Rotary Midget project by Dutch 1960

By diyauto
( 2 )

3 minute(s) of a 97 minute read

8-26-2014


Mini Mania's hard chrome moly axles, cited in the other thread close by, are about the same price per side as stock replacement axles at Moss. I'm thinking of going the Mini Mania route. Since I will not be slaloming this car, but just driving it around on the street, I think it should work just fine, and I don't really need an LSD or a welded differential (I have another '74 shell--thanks BillM--and a couple of ported engines, should I get serious about killing cones--one reason for this build is to reconnoiter and learn, for maybe doing a second competition build later on).
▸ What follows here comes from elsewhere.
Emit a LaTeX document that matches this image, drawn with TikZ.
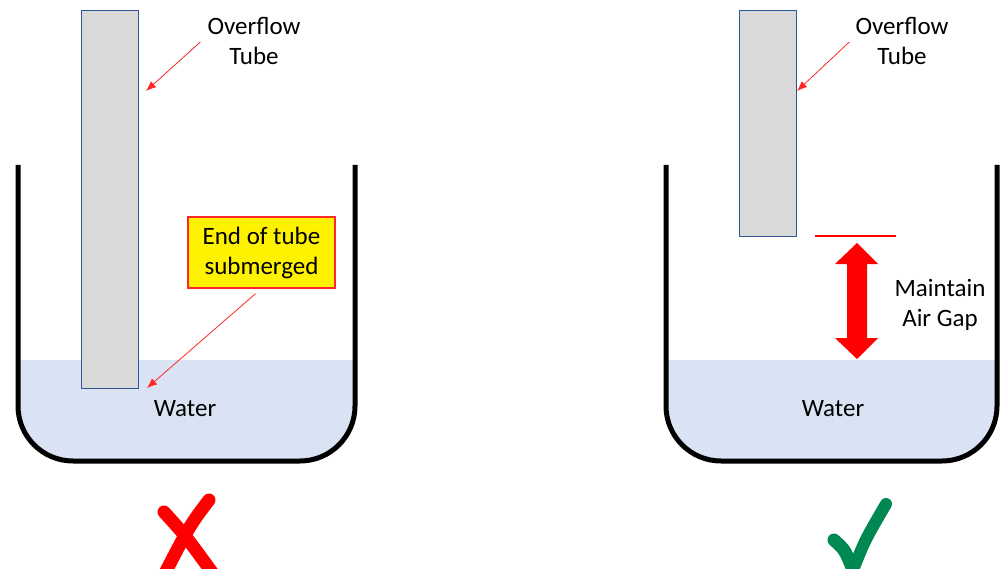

Hap, it's good to hear that the old RX3 pros are still around and remembered. Roger, Jim Downing, and Joe Varde were my racing heroes back in the day (I followed them in "On Track" magazine). The RX3s were "throwaway" cars back then, especially after the RX7s showed up, and darn if everyone didn't just throw away their RX3s. The RX3 itself wasn't much of a car, but the light weight matched with an early rotary engine was a fun combination, and the 510 and Capri guys didn't like it when you showed up with the noisy "beer keg" engined car.

My 1275 engined MG mutant has been dead reliable, point set and Lucas and all, matter of fact. But it has only two speeds, idle and full out. It also feels like it is working hard all the time, kind of like the old flat fender Jeep engines. The rotary has a peculiar "effortless" feel to the acceleration, and 100 hp in a car 800 lb or so lighter than the car it came in (the RX7), should make things very effortless. BTW, I have grown to like the 1275, too, it has its own charms.

Ron, that video is cool. 3/4/6 rotor engines = rotary on steroids.